Investors will always demand some explanation of the actively managed products they purchase, Thompson says, but more and more they seem interested in understanding an investment’s basic role within their portfolio and how it affects long-term goals. Investors want to know what an investment is going to accomplish and what broad factors could derail portfolio potential, he says. Once the obtain this knowledge, investors tend not to seek the deep technical details underlying the investment’s exposure and granular risk considerations.
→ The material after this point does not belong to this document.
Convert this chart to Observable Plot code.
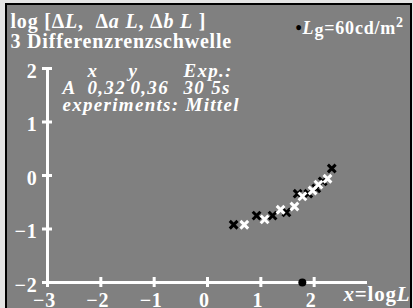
<!DOCTYPE html>
<html><head><meta charset="utf-8">
<script src="https://cdn.jsdelivr.net/npm/d3@7"></script>
<script src="https://cdn.jsdelivr.net/npm/@observablehq/plot@0.6"></script>
<style>
body{margin:0;background:#e4e4e4;}
#frame{position:absolute;left:5px;top:3px;width:403px;height:310px;border:2px solid #000;border-bottom:none;background:#808080;overflow:hidden;}
#frame svg{display:block;background:#808080;}
#frame svg text{white-space:pre;letter-spacing:0.8px;}
#frame svg g[font-style="italic"] text{letter-spacing:1.3px;}
</style></head><body><div id="frame"></div>
<script>
const xTicks = [-3, -2, -1, 0, 1, 2];
const xTickLabels = ["−3", "−2", "−1", "0", "1", "2"];
const yTicks = [-2, -1, 0, 1, 2];
const yTickLabels = ["−2", "−1", "0", "1", "2"];
const blackX = [0.49, 0.92, 1.22, 1.48, 1.69, 1.89, 2.04, 2.16, 2.33];
const blackY = [-0.92, -0.75, -0.75, -0.69, -0.34, -0.34, -0.24, -0.11, 0.13];
const whiteX = [0.69, 1.07, 1.37, 1.63, 1.78, 1.97, 2.08, 2.25];
const whiteY = [-0.92, -0.82, -0.64, -0.58, -0.39, -0.28, -0.17, -0.06];
const adaptLum = [60];
const titleLines = ["log [ΔL,  Δa L, Δb L ]", "3 Differenzrenzschwelle"];
const infoHeader = ["x", "y", "Exp.:"];
const infoValues = ["A", "0,32", "0,36", "30 5s"];
const infoNote = "experiments: Mittel";
const lumLabel = "•Lg=60cd/m2";
const xLabel = "x=logL";

const F = "Liberation Serif, Times New Roman, serif";
const big = {fill: "white", fontFamily: F, fontWeight: "bold", fontSize: 20};
const ital = {...big, fontStyle: "italic", fontSize: 19};
const hdrDx = [40, 81, 136];
const valDx = [15, 40, 83, 136];

const plot = Plot.plot({
  width: 403, height: 303,
  marginLeft: 40, marginRight: 43, marginTop: 63, marginBottom: 26,
  x: {domain: [-3, 3], axis: null},
  y: {domain: [-2, 2], axis: null},
  style: {background: "#808080", overflow: "visible"},
  marks: [
    Plot.ruleY([-2], {x1: -3, x2: 3, stroke: "white", strokeWidth: 3, insetLeft: -1.5}),
    Plot.ruleX([-3], {y1: -2, y2: 2, stroke: "white", strokeWidth: 3, insetBottom: -1.5}),
    Plot.ruleX(xTicks, {x: d => d, y1: () => -2, y2: () => -2, insetTop: -5, insetBottom: -5, stroke: "white", strokeWidth: 3}),
    Plot.ruleY(yTicks, {y: d => d, x1: () => -3, x2: () => -3, insetLeft: -5, insetRight: -5, stroke: "white", strokeWidth: 3}),
    Plot.text(xTicks, {x: d => d, y: () => -2, text: (d, i) => xTickLabels[i], dy: 18, dx: -3, ...big}),
    Plot.text(yTicks, {x: () => -3, y: d => d, text: (d, i) => yTickLabels[i], textAnchor: "end", dx: -10, dy: 3, ...big}),
    Plot.dot(adaptLum, {x: d => Math.log10(d), y: () => -2, r: 4, fill: "black"}),
    Plot.dot(blackX, {x: d => d, y: (d, i) => blackY[i], symbol: "times", r: 3.6, stroke: "black", strokeWidth: 3}),
    Plot.dot(whiteX, {x: d => d, y: (d, i) => whiteY[i], symbol: "times", r: 3.6, stroke: "white", strokeWidth: 3}),
    Plot.text([titleLines[0]], {frameAnchor: "top-left", lineAnchor: "bottom", textAnchor: "start", dx: -37, dy: -41, ...big}),
    Plot.text([titleLines[1]], {frameAnchor: "top-left", lineAnchor: "bottom", textAnchor: "start", dx: -37, dy: -21, ...big}),
    ...infoHeader.map((t, i) => Plot.text([t], {frameAnchor: "top-left", lineAnchor: "bottom", textAnchor: "start", dx: hdrDx[i], dy: 8, ...ital})),
    ...infoValues.map((t, i) => Plot.text([t], {frameAnchor: "top-left", lineAnchor: "bottom", textAnchor: "start", dx: valDx[i], dy: 25, ...ital})),
    Plot.text([infoNote], {frameAnchor: "top-left", lineAnchor: "bottom", textAnchor: "start", dx: 15, dy: 42, ...ital}),
    Plot.text([lumLabel], {frameAnchor: "top-left", lineAnchor: "bottom", textAnchor: "start", dx: 248, dy: -35, ...big, fontSize: 18}),
    Plot.text([xLabel], {frameAnchor: "bottom-right", lineAnchor: "bottom", textAnchor: "start", dx: -24, dy: 18, ...big, fontSize: 21})
  ]
});

const rich = {
  [titleLines[0]]: 'log [Δ<tspan font-style="italic">L</tspan>,  Δ<tspan font-style="italic">a L</tspan>, Δ<tspan font-style="italic">b L</tspan> ]',
  [lumLabel]: '<tspan fill="black">•</tspan><tspan font-style="italic">L</tspan><tspan dy="2">g</tspan><tspan dy="-2">=60cd/m</tspan><tspan dy="-7" font-size="14">2</tspan>',
  [xLabel]: '<tspan font-style="italic">x</tspan>=log<tspan font-style="italic">L</tspan>'
};
d3.select(plot).selectAll("text").each(function() {
  const t = this.textContent;
  if (rich[t]) this.innerHTML = rich[t];
});
document.getElementById("frame").appendChild(plot);
</script></body></html>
Thompson directed a panel on the evolving subject of how to build and explain resilient portfolios during the final day of the 2014 Money Management Institute (MMI) convention in New York. Panelists were in strong agreement that active management in the next decade should match wider shifts in the investment marketplace away from beat-the-benchmark investing and toward more individualized goal setting and liability-driven investing (LDI). What remains to be seen, panelists said, is what actively managed LDI products will emerge to meet such demand, and to what extent investors will be able to understand and use them.
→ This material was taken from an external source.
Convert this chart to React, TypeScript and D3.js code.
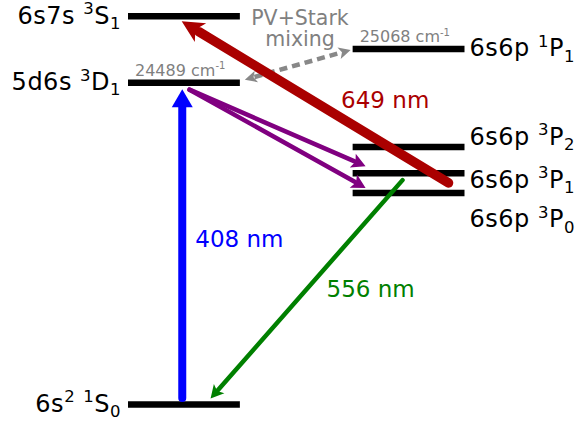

Even with the education issues, this is favorable for investors, the panel argued, as more advanced tools and analysis should expand the use of portfolios that can perform well across more challenging return scenarios. It also puts a burden on financial advisers to inform clients about what the new strategies are designed to accomplish.
This is especially true for advisers in the retirement savings space, the panel says, where the relatively muted performance of fixed-income investments forces more plan participants and pension funds to look to new places for reliable income streams.
Panelist Jim Celico, managing director of alternative investments at F-Squared Alternative Investments, says newer methods of building resilient portfolios are often hard to explain because they don’t necessarily maintain the same risk profile or asset exposures over time. Instead, to deliver more reliable performance across different economic scenarios, active managers are given leeway to drift across traditional style distinctions, asset classes and market segments, depending on market conditions.
“So you can’t just pull up the Morningstar Style Box and explain one of these strategies,” Celico says. “For us, we’re focusing in large part on providing strategies that can address major downturns, for instance by converting a portfolio to cash under certain conditions. That’s probably not a tool or strategy that most investment consultants are used to having or explaining.”
Part of the goal is to give asset managers better tools to confront “catastrophic downturn” events like the 2008 financial crisis, Celico explains. But a secondary goal is to address deepening correlations and persistent volatility across investment areas that in earlier decades could provide strong diversification for a portfolio, such as emerging markets or commodities. Today it is not enough to achieve global exposure to achieve true diversification and optimize risk-based performance.
“It’s a message that is somewhat at odds with what we’ve been doing in the active management industry for 30 years now,” Celico says. “But we know now that what motivates most clients is that they want to keep their money relatively safe, but they also want it to grow when markets are doing well. That's our task.”